As if on script during last week’s Opening Day in Minnesota, Griffey hit his 612th homer, the 399th as a Mariner. The Consonants (Wakamatsu and Zduriencik) got their first wins as the new field manager and general manager respectively. The Mariners earned those recent wins with a roster that bears little resemblance to last year’s. In fact, they have changed their line-up so radically that Ichiro (who rejoins the team this week after treating a bleeding ulcer) was compelled during spring training a few weeks ago to say he would need a set of baseball cards to figure out who his teammates are.
He may also need a Babel Fish language translator. Known as one of the most international teams in baseball, the Mariners’ pitching rotation goes something like this: Venezuela, Quebec, Venezuela, Wisconsin, Australia. The bullpen is still sorting itself out, but a published poet and novelist from the Dominican Republic is emerging as the set-up guy.
Over plates of eggs at a diner in Bellevue recently I sat down with former Major Leaguer and Mariner broadcaster Dave Valle. I wanted to ask him how a Mariner fan copes with the downs and episodic ups of this franchise. How does he maintain that buoyant smile?

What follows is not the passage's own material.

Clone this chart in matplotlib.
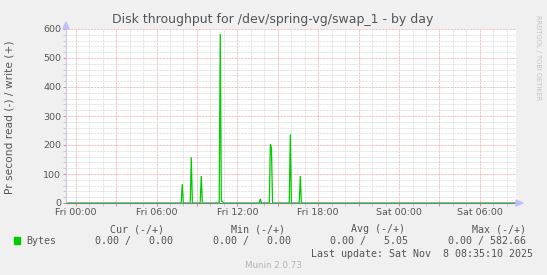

“You gotta love the game," Valle began. "The days of Cal Ripken, Tony Gwynn, Edgar Martinez playing their entire careers with one team are over. That was a different era. The Mariners organization has got to sell the game. I grew up a Yankees fan in the 1960s. The Mick was old and Roy White was their best player. It was not a winning franchise. You had to love the game and I did.”
And yet that is my nagging question about M’s fans. Do they love the game? Do they appreciate the history and story being written here? The dwindling crowds at Safeco Field are among the quietest in baseball. Baseball gruff (visitors) plays Seattle nice (home). And if comments on local radio and blogs are anything to go by, we are the first to give up when the team or a player is not performing. In places that have suffered far longer than Seattle — Chicago and until just recently Boston and Philadelphia — the fans love the game and the team no matter what. Those fans know, whether their team is good or terrible, they have a Big League team in their town. Every season their team will play host to the big and the little stories that make baseball America’s pastime.